The lagoon damselfish is a large brown species of damselfish, often the adults have a pale russet head and the colour of the fish gradually darkens towards the tail. There are pinkish markings on the operculum. The juveniles are dark blue to brownish on the head and near body and are yellow towards the tail and on the underside with a large iridescent blue eyespot on the dorsal fin, and blue bands and spots near the head on its body. They grow to a maximum length of 18 cm. Sometimes the only distinctive marking is a yellow eyering.

==Distribution==
The lagoon damselfish is found in the eastern Indian Ocean from Thailand through Indonesia, the Philippines and the Timor Sea into the western Pacific where it is found south to Australia and north to China and east to the Solomon Islands.

==Habitat and biology==
The lagoon damselfish is found in sheltered reefs and lagoons, often in areas of high turbidity and a silty substrate at the base of branching corals.

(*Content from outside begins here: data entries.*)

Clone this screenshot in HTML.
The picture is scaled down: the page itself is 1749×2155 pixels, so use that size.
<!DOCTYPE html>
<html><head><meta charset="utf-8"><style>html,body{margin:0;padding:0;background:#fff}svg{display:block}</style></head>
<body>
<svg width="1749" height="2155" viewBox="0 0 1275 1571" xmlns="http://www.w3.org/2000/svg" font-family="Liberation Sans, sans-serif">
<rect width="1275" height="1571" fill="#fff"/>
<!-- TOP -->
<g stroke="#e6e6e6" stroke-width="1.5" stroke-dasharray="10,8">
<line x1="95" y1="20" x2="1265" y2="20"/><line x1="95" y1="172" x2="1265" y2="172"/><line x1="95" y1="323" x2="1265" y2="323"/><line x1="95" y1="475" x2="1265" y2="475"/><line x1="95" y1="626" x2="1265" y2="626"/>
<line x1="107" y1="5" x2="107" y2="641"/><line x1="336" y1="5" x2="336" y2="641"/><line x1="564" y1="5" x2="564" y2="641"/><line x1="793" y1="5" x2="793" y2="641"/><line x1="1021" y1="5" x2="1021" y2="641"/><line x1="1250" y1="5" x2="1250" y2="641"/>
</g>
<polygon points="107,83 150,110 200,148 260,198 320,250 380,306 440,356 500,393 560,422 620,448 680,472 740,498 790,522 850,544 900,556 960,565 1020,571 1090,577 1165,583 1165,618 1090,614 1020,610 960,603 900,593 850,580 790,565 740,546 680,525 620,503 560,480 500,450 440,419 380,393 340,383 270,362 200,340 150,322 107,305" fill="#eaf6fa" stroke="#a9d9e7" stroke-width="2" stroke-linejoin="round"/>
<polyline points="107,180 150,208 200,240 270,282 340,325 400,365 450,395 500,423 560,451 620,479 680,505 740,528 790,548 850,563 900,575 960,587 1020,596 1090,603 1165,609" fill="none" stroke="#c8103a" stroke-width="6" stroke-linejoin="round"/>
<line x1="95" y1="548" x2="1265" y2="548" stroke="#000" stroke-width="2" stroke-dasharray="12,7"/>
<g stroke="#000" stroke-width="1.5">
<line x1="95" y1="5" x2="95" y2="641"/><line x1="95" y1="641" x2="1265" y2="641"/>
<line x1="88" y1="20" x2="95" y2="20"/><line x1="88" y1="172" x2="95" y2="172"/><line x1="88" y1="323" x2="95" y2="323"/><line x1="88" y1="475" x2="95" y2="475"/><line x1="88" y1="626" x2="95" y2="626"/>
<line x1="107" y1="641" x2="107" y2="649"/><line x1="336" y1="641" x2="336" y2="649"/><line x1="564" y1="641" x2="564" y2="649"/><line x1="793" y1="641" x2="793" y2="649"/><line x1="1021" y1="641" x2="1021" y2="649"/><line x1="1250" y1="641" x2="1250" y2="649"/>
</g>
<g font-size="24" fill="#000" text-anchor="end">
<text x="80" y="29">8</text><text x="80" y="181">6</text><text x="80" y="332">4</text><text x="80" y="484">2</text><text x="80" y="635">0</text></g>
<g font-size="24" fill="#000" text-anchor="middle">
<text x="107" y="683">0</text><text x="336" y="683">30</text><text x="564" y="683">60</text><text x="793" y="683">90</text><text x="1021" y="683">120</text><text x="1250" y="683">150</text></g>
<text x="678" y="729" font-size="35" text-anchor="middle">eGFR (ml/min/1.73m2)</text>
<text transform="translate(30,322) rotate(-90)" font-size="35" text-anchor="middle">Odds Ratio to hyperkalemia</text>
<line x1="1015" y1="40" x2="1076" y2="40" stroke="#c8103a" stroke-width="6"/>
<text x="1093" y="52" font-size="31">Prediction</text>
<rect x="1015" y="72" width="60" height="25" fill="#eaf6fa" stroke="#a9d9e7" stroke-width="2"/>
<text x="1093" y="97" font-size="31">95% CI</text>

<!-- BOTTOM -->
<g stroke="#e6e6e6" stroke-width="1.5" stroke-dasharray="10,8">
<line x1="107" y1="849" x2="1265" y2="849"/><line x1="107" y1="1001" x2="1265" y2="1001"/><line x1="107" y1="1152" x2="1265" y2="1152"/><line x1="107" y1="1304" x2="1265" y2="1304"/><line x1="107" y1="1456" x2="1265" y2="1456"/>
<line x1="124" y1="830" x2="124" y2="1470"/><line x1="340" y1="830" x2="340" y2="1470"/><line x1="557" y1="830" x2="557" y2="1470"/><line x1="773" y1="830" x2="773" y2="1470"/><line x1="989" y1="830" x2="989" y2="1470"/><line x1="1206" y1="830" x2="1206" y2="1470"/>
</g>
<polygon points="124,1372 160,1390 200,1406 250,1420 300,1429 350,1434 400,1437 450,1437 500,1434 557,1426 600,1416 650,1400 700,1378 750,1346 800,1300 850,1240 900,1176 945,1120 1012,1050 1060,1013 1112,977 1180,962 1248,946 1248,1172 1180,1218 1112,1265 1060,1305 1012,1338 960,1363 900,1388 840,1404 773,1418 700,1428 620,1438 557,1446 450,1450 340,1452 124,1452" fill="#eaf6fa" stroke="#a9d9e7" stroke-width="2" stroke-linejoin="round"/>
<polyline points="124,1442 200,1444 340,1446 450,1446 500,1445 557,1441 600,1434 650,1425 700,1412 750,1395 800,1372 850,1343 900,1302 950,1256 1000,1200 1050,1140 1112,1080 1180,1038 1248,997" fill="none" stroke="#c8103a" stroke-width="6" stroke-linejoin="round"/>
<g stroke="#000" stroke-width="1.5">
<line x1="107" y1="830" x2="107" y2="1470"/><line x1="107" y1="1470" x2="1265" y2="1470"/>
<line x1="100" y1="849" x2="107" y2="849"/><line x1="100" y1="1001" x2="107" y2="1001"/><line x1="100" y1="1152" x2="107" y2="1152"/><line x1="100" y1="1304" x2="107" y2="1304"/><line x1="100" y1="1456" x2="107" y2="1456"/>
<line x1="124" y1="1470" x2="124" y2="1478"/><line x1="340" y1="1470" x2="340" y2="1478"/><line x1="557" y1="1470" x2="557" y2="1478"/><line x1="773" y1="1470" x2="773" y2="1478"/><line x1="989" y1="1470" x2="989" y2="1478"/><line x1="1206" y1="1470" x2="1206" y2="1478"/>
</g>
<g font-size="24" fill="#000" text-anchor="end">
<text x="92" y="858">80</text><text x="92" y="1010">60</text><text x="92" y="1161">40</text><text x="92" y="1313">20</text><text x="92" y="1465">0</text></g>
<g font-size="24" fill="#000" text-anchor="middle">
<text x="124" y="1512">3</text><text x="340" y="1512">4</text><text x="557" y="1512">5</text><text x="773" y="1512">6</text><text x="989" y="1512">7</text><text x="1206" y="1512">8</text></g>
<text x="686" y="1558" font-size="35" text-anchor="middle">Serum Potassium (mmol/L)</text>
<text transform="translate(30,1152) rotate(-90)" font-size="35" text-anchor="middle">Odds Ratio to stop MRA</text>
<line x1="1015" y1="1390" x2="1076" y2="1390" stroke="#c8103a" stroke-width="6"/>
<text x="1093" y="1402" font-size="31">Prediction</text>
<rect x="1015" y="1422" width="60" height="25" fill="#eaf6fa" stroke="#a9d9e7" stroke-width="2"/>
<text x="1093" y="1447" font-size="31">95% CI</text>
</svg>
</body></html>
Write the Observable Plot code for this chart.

They are found at depths of 1-20 m. They are detritovores and the species has up to three times the number of gill rakers than other damselfish which are for feeding on fine detritus. They are territorial and defend a patch of algal covered reef. While feeding on detritus they will consume small amounts of algae and invertebrates. They form pairs for breeding, clearing an area to create a nest, then they begin in a mating dance which involves fast swimming and movements of the fins. While mating, the males frequently darken and may develop white blotches. The eggs are laid at dawn, and are demersal which adhere to the substrate where the male guards and aerates them.

==Conservation==
The lagoon damselfish has been evaluated for the IUCN Red List of Threatened Species as Least Concern, but it may be threatened by habitat degradation and by human exploitation.